Dei tra partiti alleati di Netanyahu, il vero vincitore della tornata elettorale è il partito del Sionismo Religioso, che ha più che raddoppiato il numero dei voti. Il partito, nonostante il nome, non ha nulla a che fare col Sionismo liberale e laico di Herzl, o con una visione della religione ebraica aperta al confronto delle idee come ci insegnano la Mishnah e il Talmud. I due capi, Bezalel Smotrich e Itamar Ben Gvir, entrambi residenti della regione Giudea e Samaria, sono ognuno a modo suo esponenti di un estremismo politico ultra-nazionalista con venature razziste, xenofobe e omofobe. L’equivalente francese sarebbe Eric Zamour.

Fanno poi parte della coalizione le due formazioni altamente religiose-segregate, quella Sefardita di Shas, guidata dall’enigmatico e pluri-processato Arieh Deri, e quella Ashkenazita di Yahadut Hatorah (l’Ebraismo della Bibbia) a sua volta formata da una litigiosa pluralità di movimenti minori ognuno legato a un diverso quartiere di ispirazione hassidica o lituana. Questi partiti religiosi non hanno nessun deputato donna, e in tutto fra i 64 deputati eletti con la maggioranza solo 9 sono donne, il che rappresenta una buona cartina di tornasole dello spirito prevalente nella coalizione di Netanyahu. Dovendo cercare un equivalente francese, lo individuerei fra i Cattolici lefebvriani.

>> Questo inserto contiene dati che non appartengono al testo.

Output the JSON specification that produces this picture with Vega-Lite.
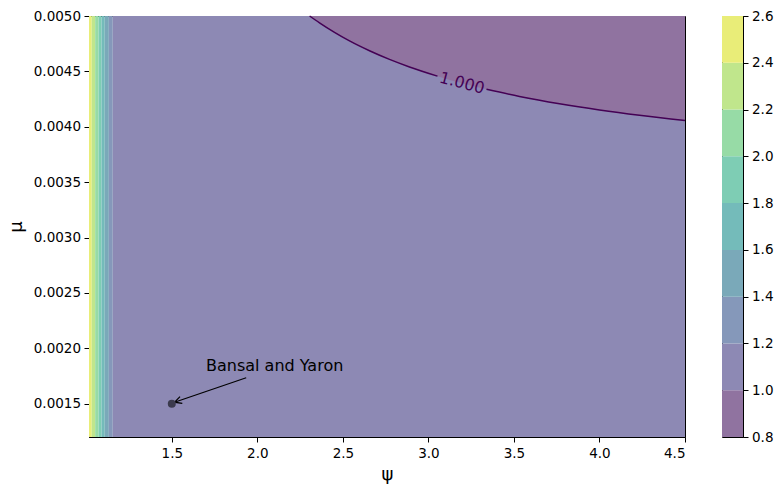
{
  "$schema": "https://vega.github.io/schema/vega-lite/v6.json",
  "background": "white",
  "padding": {"left": 6, "top": 8, "right": 5, "bottom": 5},
  "autosize": {"type": "pad"},
  "bounds": "flush",
  "spacing": 37,
  "config": {
    "font": "DejaVu Sans",
    "view": {"stroke": "#000000", "strokeWidth": 1},
    "axis": {
      "labelFont": "DejaVu Sans", "labelFontSize": 13.5, "labelColor": "#000000",
      "titleFont": "DejaVu Sans", "titleFontSize": 18, "titleFontWeight": "normal", "titleColor": "#000000",
      "tickColor": "#000000", "domainColor": "#000000", "tickSize": 5, "labelPadding": 4, "grid": false, "zindex": 1
    }
  },
  "datasets": {
    "bands": [
      {"level": "2.4-2.6", "lo": 1.016, "hi": 1.032},
      {"level": "2.2-2.4", "lo": 1.032, "hi": 1.052},
      {"level": "2.0-2.2", "lo": 1.052, "hi": 1.072},
      {"level": "1.8-2.0", "lo": 1.072, "hi": 1.089},
      {"level": "1.6-1.8", "lo": 1.089, "hi": 1.108},
      {"level": "1.4-1.6", "lo": 1.108, "hi": 1.132},
      {"level": "1.2-1.4", "lo": 1.132, "hi": 1.155},
      {"level": "1.0-1.2", "lo": 1.155, "hi": 4.5}
    ],
    "curve": [
      {"seg": 1, "psi": 2.3055, "mu": 0.00500},
      {"seg": 1, "psi": 2.3634, "mu": 0.004938},
      {"seg": 1, "psi": 2.4511, "mu": 0.004852},
      {"seg": 1, "psi": 2.5388, "mu": 0.004775},
      {"seg": 1, "psi": 2.6557, "mu": 0.004686},
      {"seg": 1, "psi": 2.7726, "mu": 0.004608},
      {"seg": 1, "psi": 2.8895, "mu": 0.004540},
      {"seg": 1, "psi": 3.0532, "mu": 0.004457},
      {"seg": 2, "psi": 3.3396, "mu": 0.004338},
      {"seg": 2, "psi": 3.5325, "mu": 0.004274},
      {"seg": 2, "psi": 3.7663, "mu": 0.004208},
      {"seg": 2, "psi": 4.0002, "mu": 0.004152},
      {"seg": 2, "psi": 4.2340, "mu": 0.004104},
      {"seg": 2, "psi": 4.5000, "mu": 0.004057}
    ],
    "arrow": [
      {"part": "shaft", "o": 0, "psi": 1.935, "mu": 0.001735},
      {"part": "shaft", "o": 1, "psi": 1.5158, "mu": 0.001514},
      {"part": "head", "o": 0, "psi": 1.5614, "mu": 0.001504},
      {"part": "head", "o": 1, "psi": 1.5158, "mu": 0.001514},
      {"part": "head", "o": 2, "psi": 1.548, "mu": 0.001565}
    ],
    "cbar": [
      {"level": "0.8-1.0", "lo": 0.8, "hi": 1.0},
      {"level": "1.0-1.2", "lo": 1.0, "hi": 1.2},
      {"level": "1.2-1.4", "lo": 1.2, "hi": 1.4},
      {"level": "1.4-1.6", "lo": 1.4, "hi": 1.6},
      {"level": "1.6-1.8", "lo": 1.6, "hi": 1.8},
      {"level": "1.8-2.0", "lo": 1.8, "hi": 2.0},
      {"level": "2.0-2.2", "lo": 2.0, "hi": 2.2},
      {"level": "2.2-2.4", "lo": 2.2, "hi": 2.4},
      {"level": "2.4-2.6", "lo": 2.4, "hi": 2.6}
    ]
  },
  "hconcat": [
    {
      "width": 596,
      "height": 421,
      "layer": [
        {
          "data": {"name": "bands"},
          "mark": {"type": "rect"},
          "encoding": {
            "x": {"field": "lo", "type": "quantitative", "scale": {"domain": [1.016, 4.5], "nice": false, "zero": false},
                  "axis": {"title": "ψ", "values": [1.5, 2.0, 2.5, 3.0, 3.5, 4.0, 4.5], "format": ".1f", "titlePadding": 6}},
            "x2": {"field": "hi"},
            "y": {"datum": 0.0012, "type": "quantitative", "scale": {"domain": [0.0012, 0.005], "nice": false, "zero": false},
                  "axis": {"title": "μ", "values": [0.0015, 0.002, 0.0025, 0.003, 0.0035, 0.004, 0.0045, 0.005], "format": ".4f", "titlePadding": 8, "labelPadding": 3.5}},
            "y2": {"datum": 0.005},
            "color": {"field": "level", "type": "nominal", "legend": null,
                      "scale": {"domain": ["0.8-1.0", "1.0-1.2", "1.2-1.4", "1.4-1.6", "1.6-1.8", "1.8-2.0", "2.0-2.2", "2.2-2.4", "2.4-2.6"],
                                "range": ["#9073a0", "#8d89b4", "#8598ba", "#7aa9b9", "#74bbba", "#7ecdb4", "#97dba6", "#c0e68c", "#e9ed78"]}}
          }
        },
        {
          "data": {"name": "curve"},
          "mark": {"type": "area", "interpolate": "monotone", "color": "#9073a0"},
          "encoding": {
            "x": {"field": "psi", "type": "quantitative"},
            "y": {"field": "mu", "type": "quantitative"},
            "y2": {"datum": 0.005}
          }
        },
        {
          "data": {"name": "curve"},
          "mark": {"type": "line", "interpolate": "monotone", "color": "#440154", "strokeWidth": 1.5},
          "encoding": {
            "x": {"field": "psi", "type": "quantitative"},
            "y": {"field": "mu", "type": "quantitative"},
            "detail": {"field": "seg", "type": "nominal"}
          }
        },
        {
          "data": {"values": [{"psi": 3.1964, "mu": 0.004393, "label": "1.000"}]},
          "mark": {"type": "text", "angle": 15, "align": "center", "baseline": "middle", "fontSize": 16, "color": "#440154", "font": "DejaVu Sans"},
          "encoding": {
            "x": {"field": "psi", "type": "quantitative"},
            "y": {"field": "mu", "type": "quantitative"},
            "text": {"field": "label"}
          }
        },
        {
          "data": {"name": "arrow"},
          "mark": {"type": "line", "color": "#000000", "strokeWidth": 1.2},
          "encoding": {
            "x": {"field": "psi", "type": "quantitative"},
            "y": {"field": "mu", "type": "quantitative"},
            "detail": {"field": "part", "type": "nominal"},
            "order": {"field": "o", "type": "quantitative"}
          }
        },
        {
          "data": {"values": [{"psi": 1.5, "mu": 0.0015}]},
          "mark": {"type": "circle", "size": 64, "color": "#3b3a4d", "opacity": 1},
          "encoding": {
            "x": {"field": "psi", "type": "quantitative"},
            "y": {"field": "mu", "type": "quantitative"}
          }
        },
        {
          "data": {"values": [{"psi": 1.7, "mu": 0.0018, "label": "Bansal and Yaron"}]},
          "mark": {"type": "text", "align": "left", "baseline": "alphabetic", "fontSize": 16, "color": "#000000", "font": "DejaVu Sans"},
          "encoding": {
            "x": {"field": "psi", "type": "quantitative"},
            "y": {"field": "mu", "type": "quantitative"},
            "text": {"field": "label"}
          }
        }
      ]
    },
    {
      "width": 21,
      "height": 421,
      "layer": [
        {
          "data": {"name": "cbar"},
          "mark": {"type": "rect"},
          "encoding": {
            "x": {"datum": 0, "type": "quantitative", "scale": {"domain": [0, 1]}, "axis": null},
            "x2": {"datum": 1},
            "y": {"field": "lo", "type": "quantitative", "scale": {"domain": [0.8, 2.6], "nice": false, "zero": false},
                  "axis": {"orient": "right", "title": null, "values": [0.8, 1.0, 1.2, 1.4, 1.6, 1.8, 2.0, 2.2, 2.4, 2.6], "format": ".1f", "labelPadding": 3.5}},
            "y2": {"field": "hi"},
            "color": {"field": "level", "type": "nominal", "legend": null,
                      "scale": {"domain": ["0.8-1.0", "1.0-1.2", "1.2-1.4", "1.4-1.6", "1.6-1.8", "1.8-2.0", "2.0-2.2", "2.2-2.4", "2.4-2.6"],
                                "range": ["#9073a0", "#8d89b4", "#8598ba", "#7aa9b9", "#74bbba", "#7ecdb4", "#97dba6", "#c0e68c", "#e9ed78"]}}
          }
        },
        {
          "mark": {"type": "rule", "color": "#4b5a92", "strokeWidth": 1},
          "encoding": {"y": {"datum": 1.2, "type": "quantitative"}}
        },
        {
          "mark": {"type": "rule", "color": "#86d07c", "strokeWidth": 1},
          "encoding": {"y": {"datum": 2.2, "type": "quantitative"}}
        }
      ]
    }
  ]
}
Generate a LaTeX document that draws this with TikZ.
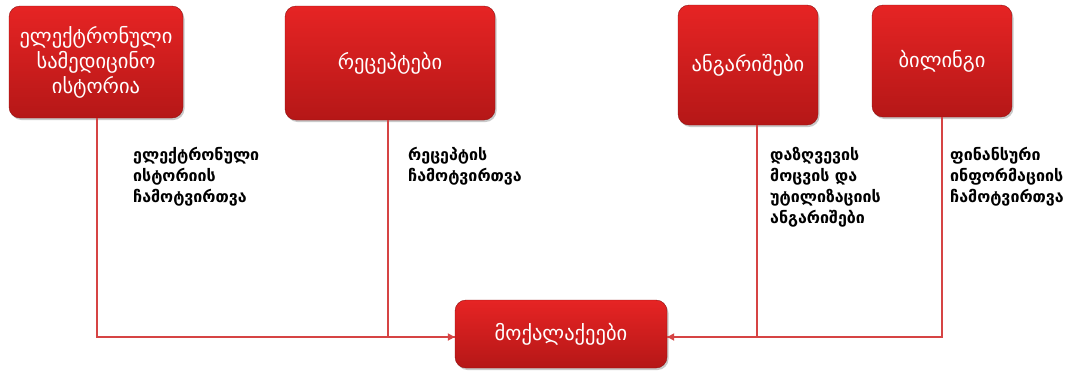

Perché dunque la metafora di Tambroni? Quella attuale, senza ancora entrare qui in una valutazione delle prime dichiarazioni e dei primi atti del nuovo governo, è l’amministrazione più di destra nella storia di Israele che raggiungerà fra poche settimane i suoi primi 75 anni – così come quello di Tambroni fu il marcatore di destra nei primi 75 anni della storia dell’Italia post-fascista. Le dimostrazioni di protesta del pubblico israeliano nelle grandi piazze e sui ponti degli svincoli autostradali sono già iniziate e prendono corpo. Resta solo da sperare che non vi sia spargimento di sangue.